Linux

lsof and ss β€” Open Files and Sockets Deep Dive

Tue, June 10, 2025 - 3 min read

On Linux, everything is a file β€” regular files, directories, sockets, pipes, and devices. When something goes wrong, lsof tells you which processes hold which files. When network issues strike, ss gives you socket state with far less overhead than netstat.

lsof β€” List Open Files

Find which process is using a file

lsof /var/log/syslog

Output shows every process with an open handle on that file, including its PID and file descriptor.

Find what a specific process has open

lsof -p 1234

Invaluable when a process is behaving oddly β€” check if it has leaked file descriptors, holds stale locks, or unexpectedly opened too many connections.

Find processes using a given port

lsof -i :8080

Show only network connections

lsof -i

Combine with -P to avoid DNS lookups and -n to avoid hostname resolution:

lsof -i -P -n

Find deleted files still consuming disk

When you delete a file but a process keeps it open, the disk space is not released:

lsof -nP | grep "(deleted)"

Fix by restarting the process or clearing the file descriptor:

: > /proc/$PID/fd/$FD

Useful combination flags

# Listen on all TCP/UDP ports, no name resolution
lsof -iTCP -sTCP:LISTEN -P -n
 
# Unix domain sockets
lsof -U
 
# Show file descriptor size and offset
lsof -o -p $PID

ss β€” Socket Statistics

ss is the modern replacement for netstat. It reads socket information directly from the kernel and is significantly faster, especially on systems with thousands of connections.

Show all sockets

ss -a

Show only TCP sockets

ss -t

Show only listening sockets

ss -tlnp

Breakdown: -t TCP, -l listening, -n numeric, -p show process.

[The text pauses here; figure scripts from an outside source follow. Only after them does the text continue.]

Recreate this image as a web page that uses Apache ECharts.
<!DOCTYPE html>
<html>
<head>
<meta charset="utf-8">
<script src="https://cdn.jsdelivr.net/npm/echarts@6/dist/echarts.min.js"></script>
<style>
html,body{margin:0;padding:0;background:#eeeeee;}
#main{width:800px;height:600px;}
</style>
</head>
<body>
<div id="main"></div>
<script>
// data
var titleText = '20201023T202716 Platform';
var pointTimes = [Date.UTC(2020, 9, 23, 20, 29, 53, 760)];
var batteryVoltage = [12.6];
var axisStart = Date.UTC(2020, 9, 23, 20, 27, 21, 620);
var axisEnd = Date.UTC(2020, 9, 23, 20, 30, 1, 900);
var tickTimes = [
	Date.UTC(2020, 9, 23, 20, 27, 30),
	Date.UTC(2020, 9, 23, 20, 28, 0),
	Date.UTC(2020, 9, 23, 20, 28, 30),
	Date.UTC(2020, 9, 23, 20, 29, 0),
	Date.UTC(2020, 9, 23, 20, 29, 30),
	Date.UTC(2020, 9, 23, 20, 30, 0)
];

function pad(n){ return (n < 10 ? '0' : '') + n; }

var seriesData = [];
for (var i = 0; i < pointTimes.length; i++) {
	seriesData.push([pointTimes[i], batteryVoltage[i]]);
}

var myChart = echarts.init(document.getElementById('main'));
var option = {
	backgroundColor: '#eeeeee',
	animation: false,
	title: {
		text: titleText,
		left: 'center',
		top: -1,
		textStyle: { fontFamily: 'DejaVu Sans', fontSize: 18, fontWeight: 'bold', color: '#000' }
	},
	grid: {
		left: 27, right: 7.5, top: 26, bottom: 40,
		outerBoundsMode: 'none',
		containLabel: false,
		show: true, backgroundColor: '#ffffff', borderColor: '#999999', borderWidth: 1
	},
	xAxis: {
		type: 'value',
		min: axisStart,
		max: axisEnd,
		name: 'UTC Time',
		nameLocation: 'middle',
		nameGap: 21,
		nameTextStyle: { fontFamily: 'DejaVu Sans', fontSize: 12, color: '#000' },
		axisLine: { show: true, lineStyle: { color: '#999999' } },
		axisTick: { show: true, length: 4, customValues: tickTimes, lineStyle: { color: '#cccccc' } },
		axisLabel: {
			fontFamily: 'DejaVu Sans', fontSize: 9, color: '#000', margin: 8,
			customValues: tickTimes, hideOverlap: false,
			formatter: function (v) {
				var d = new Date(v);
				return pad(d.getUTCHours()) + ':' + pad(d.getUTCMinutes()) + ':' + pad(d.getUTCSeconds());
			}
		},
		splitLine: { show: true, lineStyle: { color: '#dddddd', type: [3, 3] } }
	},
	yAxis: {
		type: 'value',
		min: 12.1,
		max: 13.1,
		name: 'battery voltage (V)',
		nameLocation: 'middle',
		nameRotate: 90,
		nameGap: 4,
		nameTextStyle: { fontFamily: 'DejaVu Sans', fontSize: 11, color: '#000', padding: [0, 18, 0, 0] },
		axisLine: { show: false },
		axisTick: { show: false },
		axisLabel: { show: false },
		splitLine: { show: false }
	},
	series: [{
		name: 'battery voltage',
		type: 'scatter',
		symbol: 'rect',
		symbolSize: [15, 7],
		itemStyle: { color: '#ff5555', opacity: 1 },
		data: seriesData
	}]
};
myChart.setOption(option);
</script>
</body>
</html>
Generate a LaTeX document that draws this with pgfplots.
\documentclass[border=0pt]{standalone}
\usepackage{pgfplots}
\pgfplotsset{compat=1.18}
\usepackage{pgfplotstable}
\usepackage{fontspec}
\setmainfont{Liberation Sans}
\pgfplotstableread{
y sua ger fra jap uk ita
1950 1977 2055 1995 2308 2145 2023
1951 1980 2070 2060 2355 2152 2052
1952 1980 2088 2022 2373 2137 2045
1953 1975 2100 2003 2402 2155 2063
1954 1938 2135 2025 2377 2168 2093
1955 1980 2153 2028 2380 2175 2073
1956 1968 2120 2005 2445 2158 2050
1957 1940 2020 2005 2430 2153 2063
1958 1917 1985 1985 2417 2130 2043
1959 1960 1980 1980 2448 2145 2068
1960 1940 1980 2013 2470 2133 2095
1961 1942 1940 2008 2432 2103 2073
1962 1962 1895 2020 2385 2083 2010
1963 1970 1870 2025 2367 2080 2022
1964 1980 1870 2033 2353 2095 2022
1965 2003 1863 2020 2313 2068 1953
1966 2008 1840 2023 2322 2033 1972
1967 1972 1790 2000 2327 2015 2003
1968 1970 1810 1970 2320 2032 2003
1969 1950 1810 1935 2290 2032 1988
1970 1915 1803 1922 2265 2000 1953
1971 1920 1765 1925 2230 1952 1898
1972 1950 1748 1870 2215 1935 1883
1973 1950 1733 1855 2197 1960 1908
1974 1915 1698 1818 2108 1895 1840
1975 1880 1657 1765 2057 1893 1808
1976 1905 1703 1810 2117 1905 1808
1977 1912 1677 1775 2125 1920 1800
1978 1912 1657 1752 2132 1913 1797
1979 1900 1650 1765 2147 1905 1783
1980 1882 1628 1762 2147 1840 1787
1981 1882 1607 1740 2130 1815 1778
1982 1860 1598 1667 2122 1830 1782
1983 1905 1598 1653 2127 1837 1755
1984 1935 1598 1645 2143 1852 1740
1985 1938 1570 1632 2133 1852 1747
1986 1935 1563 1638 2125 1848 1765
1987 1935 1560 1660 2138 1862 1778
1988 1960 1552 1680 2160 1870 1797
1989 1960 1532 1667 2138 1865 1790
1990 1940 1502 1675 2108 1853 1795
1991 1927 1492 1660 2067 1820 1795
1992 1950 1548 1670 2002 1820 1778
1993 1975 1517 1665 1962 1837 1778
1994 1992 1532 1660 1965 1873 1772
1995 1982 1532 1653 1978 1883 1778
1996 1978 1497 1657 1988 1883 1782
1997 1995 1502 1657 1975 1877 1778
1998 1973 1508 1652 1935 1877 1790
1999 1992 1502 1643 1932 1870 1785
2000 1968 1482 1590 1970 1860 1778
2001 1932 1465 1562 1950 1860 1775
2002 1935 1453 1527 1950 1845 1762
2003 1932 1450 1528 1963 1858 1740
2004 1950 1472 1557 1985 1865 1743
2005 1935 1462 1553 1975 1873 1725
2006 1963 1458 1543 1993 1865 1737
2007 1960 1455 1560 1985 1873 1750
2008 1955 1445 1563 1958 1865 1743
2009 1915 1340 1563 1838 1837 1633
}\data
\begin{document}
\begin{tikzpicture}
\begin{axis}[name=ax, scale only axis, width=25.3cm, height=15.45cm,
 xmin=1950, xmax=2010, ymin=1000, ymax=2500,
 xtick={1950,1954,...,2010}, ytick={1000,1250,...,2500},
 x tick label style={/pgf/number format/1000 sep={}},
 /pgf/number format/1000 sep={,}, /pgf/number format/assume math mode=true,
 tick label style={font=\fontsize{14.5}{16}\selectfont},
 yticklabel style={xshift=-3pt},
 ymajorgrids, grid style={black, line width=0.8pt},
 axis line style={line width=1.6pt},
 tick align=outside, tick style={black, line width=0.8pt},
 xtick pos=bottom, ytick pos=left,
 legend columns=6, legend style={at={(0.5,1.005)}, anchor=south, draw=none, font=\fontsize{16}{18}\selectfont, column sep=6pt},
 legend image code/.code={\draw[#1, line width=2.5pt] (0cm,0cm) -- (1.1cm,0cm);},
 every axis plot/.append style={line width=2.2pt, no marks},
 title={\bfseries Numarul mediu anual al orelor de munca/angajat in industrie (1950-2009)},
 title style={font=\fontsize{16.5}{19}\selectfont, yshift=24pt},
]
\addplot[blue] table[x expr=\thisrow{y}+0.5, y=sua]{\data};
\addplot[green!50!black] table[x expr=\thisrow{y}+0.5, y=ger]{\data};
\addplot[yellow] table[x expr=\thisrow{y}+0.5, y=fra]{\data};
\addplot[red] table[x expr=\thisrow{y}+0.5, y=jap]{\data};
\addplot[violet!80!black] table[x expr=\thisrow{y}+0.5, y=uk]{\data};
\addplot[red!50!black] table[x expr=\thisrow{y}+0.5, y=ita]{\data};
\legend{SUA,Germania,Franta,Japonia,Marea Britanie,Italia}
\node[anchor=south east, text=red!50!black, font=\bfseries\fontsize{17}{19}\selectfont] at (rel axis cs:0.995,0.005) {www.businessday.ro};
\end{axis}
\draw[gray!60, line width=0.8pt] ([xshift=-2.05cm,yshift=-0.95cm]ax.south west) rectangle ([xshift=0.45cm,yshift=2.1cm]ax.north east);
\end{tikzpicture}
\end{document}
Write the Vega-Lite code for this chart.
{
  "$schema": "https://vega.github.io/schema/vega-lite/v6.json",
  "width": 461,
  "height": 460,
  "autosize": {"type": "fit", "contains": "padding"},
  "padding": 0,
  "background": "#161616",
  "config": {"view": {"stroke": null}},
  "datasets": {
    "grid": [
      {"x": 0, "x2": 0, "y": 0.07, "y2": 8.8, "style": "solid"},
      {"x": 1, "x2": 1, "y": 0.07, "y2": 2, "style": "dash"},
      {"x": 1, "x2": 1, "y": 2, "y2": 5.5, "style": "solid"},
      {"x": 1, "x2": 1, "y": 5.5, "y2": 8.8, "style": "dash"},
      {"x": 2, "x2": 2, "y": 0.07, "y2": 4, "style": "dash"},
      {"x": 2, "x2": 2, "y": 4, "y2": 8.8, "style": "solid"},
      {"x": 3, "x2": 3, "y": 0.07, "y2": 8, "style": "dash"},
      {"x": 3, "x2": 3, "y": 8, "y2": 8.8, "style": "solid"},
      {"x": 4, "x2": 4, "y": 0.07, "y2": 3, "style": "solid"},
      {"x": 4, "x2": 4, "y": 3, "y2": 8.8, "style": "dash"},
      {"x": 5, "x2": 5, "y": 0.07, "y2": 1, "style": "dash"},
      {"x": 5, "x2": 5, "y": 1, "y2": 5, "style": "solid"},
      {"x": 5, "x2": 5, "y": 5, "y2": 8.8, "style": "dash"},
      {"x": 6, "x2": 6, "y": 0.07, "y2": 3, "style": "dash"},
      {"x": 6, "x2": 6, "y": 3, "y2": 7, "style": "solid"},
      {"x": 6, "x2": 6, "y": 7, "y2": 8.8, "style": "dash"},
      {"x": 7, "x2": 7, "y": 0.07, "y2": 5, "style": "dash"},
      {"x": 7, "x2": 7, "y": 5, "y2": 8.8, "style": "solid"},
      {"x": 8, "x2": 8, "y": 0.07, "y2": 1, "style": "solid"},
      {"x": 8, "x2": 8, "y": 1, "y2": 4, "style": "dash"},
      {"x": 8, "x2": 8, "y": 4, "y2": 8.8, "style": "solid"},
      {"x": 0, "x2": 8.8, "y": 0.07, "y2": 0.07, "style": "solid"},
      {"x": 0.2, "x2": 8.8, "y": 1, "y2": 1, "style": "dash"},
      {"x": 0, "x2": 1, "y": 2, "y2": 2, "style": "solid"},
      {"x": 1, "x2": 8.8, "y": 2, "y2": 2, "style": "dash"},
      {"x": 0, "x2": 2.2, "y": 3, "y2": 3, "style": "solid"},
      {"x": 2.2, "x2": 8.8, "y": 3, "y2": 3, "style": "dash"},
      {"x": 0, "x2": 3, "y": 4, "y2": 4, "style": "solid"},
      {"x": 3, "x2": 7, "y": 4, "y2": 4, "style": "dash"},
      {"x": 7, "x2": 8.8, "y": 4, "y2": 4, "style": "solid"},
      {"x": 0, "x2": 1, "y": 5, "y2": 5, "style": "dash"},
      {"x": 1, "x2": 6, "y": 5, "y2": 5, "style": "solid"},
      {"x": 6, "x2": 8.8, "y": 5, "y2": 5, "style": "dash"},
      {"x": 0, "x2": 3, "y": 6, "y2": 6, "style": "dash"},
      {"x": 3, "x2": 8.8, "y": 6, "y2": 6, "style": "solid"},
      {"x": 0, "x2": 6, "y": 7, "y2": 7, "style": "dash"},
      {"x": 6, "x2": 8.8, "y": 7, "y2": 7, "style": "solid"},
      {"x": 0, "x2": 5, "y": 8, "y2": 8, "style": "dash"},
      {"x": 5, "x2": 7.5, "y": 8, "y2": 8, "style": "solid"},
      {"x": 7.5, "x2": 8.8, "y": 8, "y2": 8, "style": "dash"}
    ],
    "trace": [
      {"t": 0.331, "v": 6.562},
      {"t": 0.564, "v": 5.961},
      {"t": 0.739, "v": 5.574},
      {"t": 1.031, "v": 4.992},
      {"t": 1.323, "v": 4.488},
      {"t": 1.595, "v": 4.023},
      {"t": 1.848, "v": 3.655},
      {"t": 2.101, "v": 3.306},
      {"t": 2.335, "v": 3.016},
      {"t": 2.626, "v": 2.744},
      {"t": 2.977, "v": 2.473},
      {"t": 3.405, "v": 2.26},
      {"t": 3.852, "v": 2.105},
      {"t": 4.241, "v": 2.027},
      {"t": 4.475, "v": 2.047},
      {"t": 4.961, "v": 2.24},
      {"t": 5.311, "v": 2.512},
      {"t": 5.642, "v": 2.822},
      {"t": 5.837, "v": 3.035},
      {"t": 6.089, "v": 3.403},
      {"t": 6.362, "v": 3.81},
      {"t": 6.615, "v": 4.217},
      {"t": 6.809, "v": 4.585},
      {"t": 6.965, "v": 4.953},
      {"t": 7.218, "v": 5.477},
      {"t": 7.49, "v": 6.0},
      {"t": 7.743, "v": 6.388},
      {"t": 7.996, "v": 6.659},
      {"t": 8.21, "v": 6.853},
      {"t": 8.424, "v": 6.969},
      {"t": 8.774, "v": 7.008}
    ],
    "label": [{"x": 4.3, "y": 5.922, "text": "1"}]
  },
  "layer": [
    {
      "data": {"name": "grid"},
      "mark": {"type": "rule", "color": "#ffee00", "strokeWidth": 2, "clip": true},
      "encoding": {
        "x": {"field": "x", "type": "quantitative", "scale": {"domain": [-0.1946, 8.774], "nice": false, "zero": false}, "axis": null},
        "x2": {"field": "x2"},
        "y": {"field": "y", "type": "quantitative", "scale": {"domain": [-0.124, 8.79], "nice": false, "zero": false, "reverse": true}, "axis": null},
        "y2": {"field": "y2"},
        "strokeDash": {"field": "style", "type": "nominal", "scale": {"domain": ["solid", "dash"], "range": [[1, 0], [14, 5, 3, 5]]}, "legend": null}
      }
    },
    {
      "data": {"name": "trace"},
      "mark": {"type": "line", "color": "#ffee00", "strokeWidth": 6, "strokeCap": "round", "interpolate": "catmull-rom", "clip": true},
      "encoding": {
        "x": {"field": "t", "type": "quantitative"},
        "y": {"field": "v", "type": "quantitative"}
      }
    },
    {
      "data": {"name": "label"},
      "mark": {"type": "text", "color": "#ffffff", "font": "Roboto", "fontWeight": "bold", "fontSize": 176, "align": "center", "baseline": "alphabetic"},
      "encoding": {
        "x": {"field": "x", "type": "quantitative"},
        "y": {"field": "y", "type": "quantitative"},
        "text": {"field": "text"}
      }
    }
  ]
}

Connection state filtering

# All established connections
ss -t state established
 
# Connections in TIME_WAIT (potential port exhaustion)
ss -t state time-wait
 
# Or with numeric values
ss -t state fin-wait-1
ss -t state close-wait

Socket statistics by port

ss -tlnp sport = :80
ss -tlnp dport = :443

Process-level socket info

ss -tlp

The -p flag shows the PID and process name β€” essential for identifying which service owns each socket.

Real-World Scenarios

”Cannot unmount filesystem”

umount /mnt/data
# device is busy
lsof /mnt/data

Find the offending process and either kill it or change its working directory.

Port already in use

ss -tlnp sport = :3000

Shows the PID holding port 3000 so you can restart or kill it.

Connection limit reached

ss -s

Shows total socket counts by state. If time-wait is high, you may need to tune net.ipv4.tcp_tw_reuse.

Which process is saturating the network

ss -t -o state established -p

Watch established connections grow in real time. Combine with watch:

watch -n 1 'ss -t state established | wc -l'

Performance Comparison

On a server with 100k connections:

  • netstat -a β€” 3-5 seconds, high CPU
  • ss -a β€” under 0.1 seconds, minimal CPU

Always use ss over netstat. On modern distros netstat is often not even installed by default.